If a curve with a radius of 88m is perfectly banked for a car traveling 75km/hr, what must be the coefficient of static friction for a car not to skid when traveling at 95km/hr?

## Homework Equations

i guess relevant equations would be tan θ = v^2/rg, but its says next to friction not needed?
f=ma or fr=mar
and Ffr = µs x Fn

## The Attempt at a Solution

I made a free body diagram and since it said it was banked i set that in the y axis theres no acceleration, so following the book (Giancoli), I got Fn=mg/cos θ. I solved for that and got 95^2/(88)(9.8) = .40 then inverse tan 10.46 or 84.5 for the angle

then in the x axis i got Fn sin θ - Ffr = mar for the sum of the forces. I substituted Ffr for µs x Fn and Fn = mg cos θ. I
I then had Fn sin θ - µs mg cos θ = mar
I divided mass from both sides and divided both sides by m.
I then for ar substituted v^2/r
Then I isolated µs by dividing cos θ and subtracting Fn sin θ
So I then had µs = V^2/r x cos θ - Fn sin θ
I plugged everything in and I got 9015, I know this wrong just by looking at it, the back of the book says .22, I am completely clueless, so if anyone could help, I'd greatly appreciate it. Sorry if it is a little confusing.

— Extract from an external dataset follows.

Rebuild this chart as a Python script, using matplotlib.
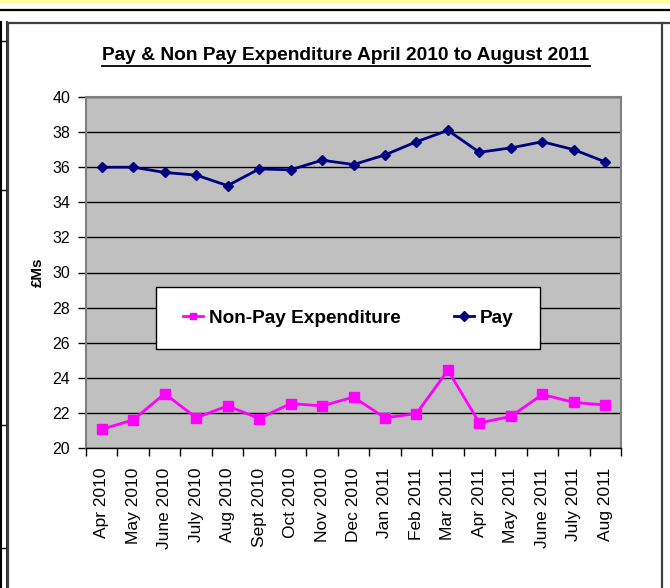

The centripetal force of the car is caused by friction

The car is accelerating at $$a = \frac{v^2}{r}$$

Equating the force of friction and the centripetal force, we have

$$F_f = \mu F_N = ma$$

$$\mu * mg = \frac{mv^2}{r}$$

$$\mu = \frac{v^2}{gr}$$

thank you, I forgot to convert 95km/hr to m/s too, anyways thanks again!